# EXERCISE PROMPT:
Return the material exactly as supplied, apart from the pictures, which are omitted.

START INPUT DATA

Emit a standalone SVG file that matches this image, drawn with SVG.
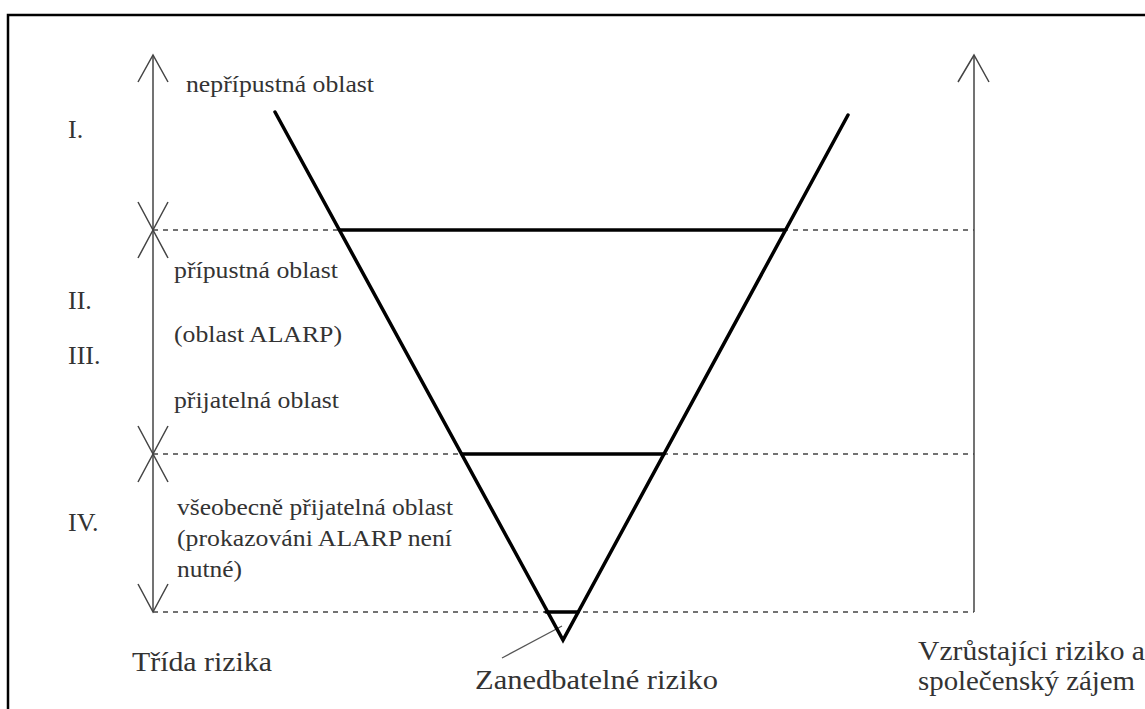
<svg xmlns="http://www.w3.org/2000/svg" width="1145" height="709" viewBox="0 0 1145 709">
<style>
.t{font-family:"Liberation Serif","Times New Roman",serif;fill:#333}
.lab{font-size:23px}
.rom{font-size:26px}
.big{font-size:28px}
.ax{stroke:#444;stroke-width:1.5;fill:none}
.dash{stroke:#444;stroke-width:1.5;stroke-dasharray:5 5;fill:none}
.v{stroke:#000;stroke-width:3.5;fill:none;stroke-linecap:round}
</style>
<rect x="8" y="15" width="1150" height="710" fill="#fff" stroke="#000" stroke-width="2.5"/>
<g id="connectors">
<line class="ax" x1="153" y1="55" x2="153" y2="612"/>
<path class="ax" d="M138,82 L153,55 L168,82"/>
<path class="ax" d="M138,202 L153,230 L168,202"/>
<path class="ax" d="M138,258 L153,230 L168,258"/>
<path class="ax" d="M138,426 L153,454 L168,426"/>
<path class="ax" d="M138,482 L153,454 L168,482"/>
<path class="ax" d="M138,584 L153,612 L168,584"/>
<line class="ax" x1="974" y1="55" x2="974" y2="612"/>
<path class="ax" d="M958,82 L974,55 L989,82"/>
<line class="dash" x1="153" y1="230" x2="974" y2="230"/>
<line class="dash" x1="153" y1="454" x2="974" y2="454"/>
<line class="dash" x1="153" y1="612" x2="974" y2="612"/>
<line x1="502" y1="658" x2="562" y2="626" stroke="#555" stroke-width="1.2"/>
</g>
<g id="funnel">
<path class="v" d="M275,112 L563,640 L848,115"/>
<line class="v" x1="340" y1="230" x2="785" y2="230" stroke-linecap="butt"/>
<line class="v" x1="462" y1="454" x2="664" y2="454" stroke-linecap="butt"/>
<line class="v" x1="546" y1="612" x2="578" y2="612" stroke-linecap="butt"/>
</g>
<g id="roman">
<text class="t rom" x="68" y="138">I.</text>
<text class="t rom" x="68" y="309">II.</text>
<text class="t rom" x="68" y="364">III.</text>
<text class="t rom" x="68" y="531">IV.</text>
</g>
<g id="labels">
<text class="t lab" x="186" y="92" textLength="188" lengthAdjust="spacingAndGlyphs">nepřípustná oblast</text>
<text class="t lab" x="174" y="278" textLength="164" lengthAdjust="spacingAndGlyphs">přípustná oblast</text>
<text class="t lab" x="174" y="342" textLength="168" lengthAdjust="spacingAndGlyphs">(oblast ALARP)</text>
<text class="t lab" x="174" y="408" textLength="165" lengthAdjust="spacingAndGlyphs">přijatelná oblast</text>
<text class="t lab" x="177" y="515" textLength="276" lengthAdjust="spacingAndGlyphs">všeobecně přijatelná oblast</text>
<text class="t lab" x="177" y="546" textLength="275" lengthAdjust="spacingAndGlyphs">(prokazováni ALARP není</text>
<text class="t lab" x="177" y="577" textLength="65" lengthAdjust="spacingAndGlyphs">nutné)</text>
</g>
<g id="bottom-labels">
<text class="t big" x="132" y="671" textLength="140" lengthAdjust="spacingAndGlyphs">Třída rizika</text>
<text class="t big" x="475" y="689" textLength="243" lengthAdjust="spacingAndGlyphs">Zanedbatelné riziko</text>
<text class="t big" x="918" y="660" textLength="227" lengthAdjust="spacingAndGlyphs">Vzrůstajíci riziko a</text>
<text class="t big" x="918" y="690" textLength="217" lengthAdjust="spacingAndGlyphs">společenský  zájem</text>
</g>
</svg>
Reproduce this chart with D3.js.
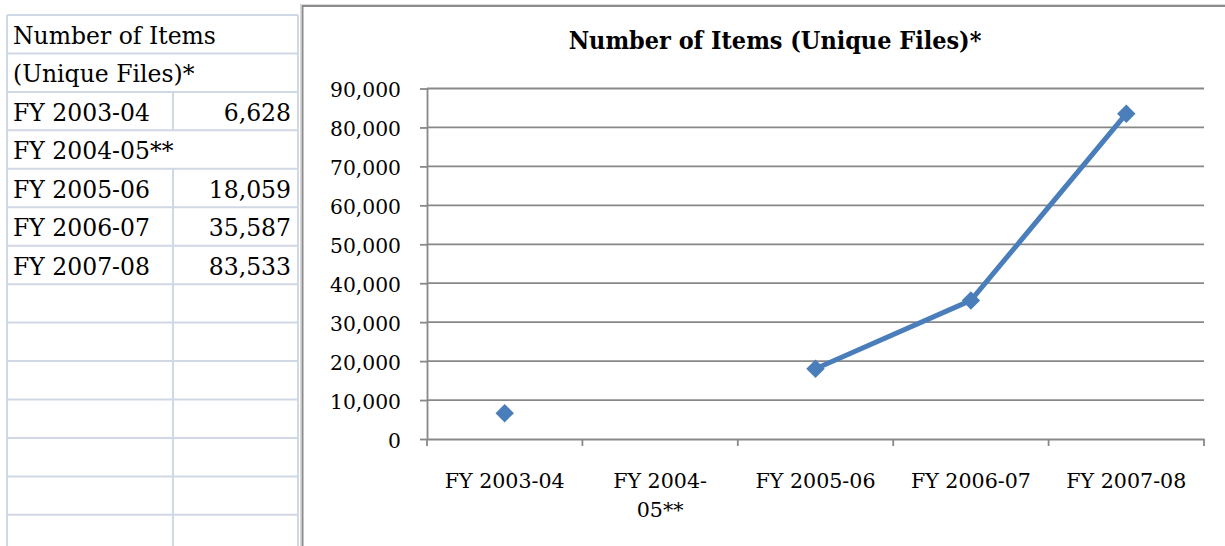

END INPUT DATA

# WRITTEN RESPONSE:
Emit a standalone SVG file that matches this image, drawn with SVG.
<svg xmlns="http://www.w3.org/2000/svg" width="1145" height="709" viewBox="0 0 1145 709">
<style>
.t{font-family:"Liberation Serif","Times New Roman",serif;fill:#333}
.lab{font-size:23px}
.rom{font-size:26px}
.big{font-size:28px}
.ax{stroke:#444;stroke-width:1.5;fill:none}
.dash{stroke:#444;stroke-width:1.5;stroke-dasharray:5 5;fill:none}
.v{stroke:#000;stroke-width:3.5;fill:none;stroke-linecap:round}
</style>
<rect x="8" y="15" width="1150" height="710" fill="#fff" stroke="#000" stroke-width="2.5"/>
<g id="connectors">
<line class="ax" x1="153" y1="55" x2="153" y2="612"/>
<path class="ax" d="M138,82 L153,55 L168,82"/>
<path class="ax" d="M138,202 L153,230 L168,202"/>
<path class="ax" d="M138,258 L153,230 L168,258"/>
<path class="ax" d="M138,426 L153,454 L168,426"/>
<path class="ax" d="M138,482 L153,454 L168,482"/>
<path class="ax" d="M138,584 L153,612 L168,584"/>
<line class="ax" x1="974" y1="55" x2="974" y2="612"/>
<path class="ax" d="M958,82 L974,55 L989,82"/>
<line class="dash" x1="153" y1="230" x2="974" y2="230"/>
<line class="dash" x1="153" y1="454" x2="974" y2="454"/>
<line class="dash" x1="153" y1="612" x2="974" y2="612"/>
<line x1="502" y1="658" x2="562" y2="626" stroke="#555" stroke-width="1.2"/>
</g>
<g id="funnel">
<path class="v" d="M275,112 L563,640 L848,115"/>
<line class="v" x1="340" y1="230" x2="785" y2="230" stroke-linecap="butt"/>
<line class="v" x1="462" y1="454" x2="664" y2="454" stroke-linecap="butt"/>
<line class="v" x1="546" y1="612" x2="578" y2="612" stroke-linecap="butt"/>
</g>
<g id="roman">
<text class="t rom" x="68" y="138">I.</text>
<text class="t rom" x="68" y="309">II.</text>
<text class="t rom" x="68" y="364">III.</text>
<text class="t rom" x="68" y="531">IV.</text>
</g>
<g id="labels">
<text class="t lab" x="186" y="92" textLength="188" lengthAdjust="spacingAndGlyphs">nepřípustná oblast</text>
<text class="t lab" x="174" y="278" textLength="164" lengthAdjust="spacingAndGlyphs">přípustná oblast</text>
<text class="t lab" x="174" y="342" textLength="168" lengthAdjust="spacingAndGlyphs">(oblast ALARP)</text>
<text class="t lab" x="174" y="408" textLength="165" lengthAdjust="spacingAndGlyphs">přijatelná oblast</text>
<text class="t lab" x="177" y="515" textLength="276" lengthAdjust="spacingAndGlyphs">všeobecně přijatelná oblast</text>
<text class="t lab" x="177" y="546" textLength="275" lengthAdjust="spacingAndGlyphs">(prokazováni ALARP není</text>
<text class="t lab" x="177" y="577" textLength="65" lengthAdjust="spacingAndGlyphs">nutné)</text>
</g>
<g id="bottom-labels">
<text class="t big" x="132" y="671" textLength="140" lengthAdjust="spacingAndGlyphs">Třída rizika</text>
<text class="t big" x="475" y="689" textLength="243" lengthAdjust="spacingAndGlyphs">Zanedbatelné riziko</text>
<text class="t big" x="918" y="660" textLength="227" lengthAdjust="spacingAndGlyphs">Vzrůstajíci riziko a</text>
<text class="t big" x="918" y="690" textLength="217" lengthAdjust="spacingAndGlyphs">společenský  zájem</text>
</g>
</svg>
Reproduce this chart with D3.js.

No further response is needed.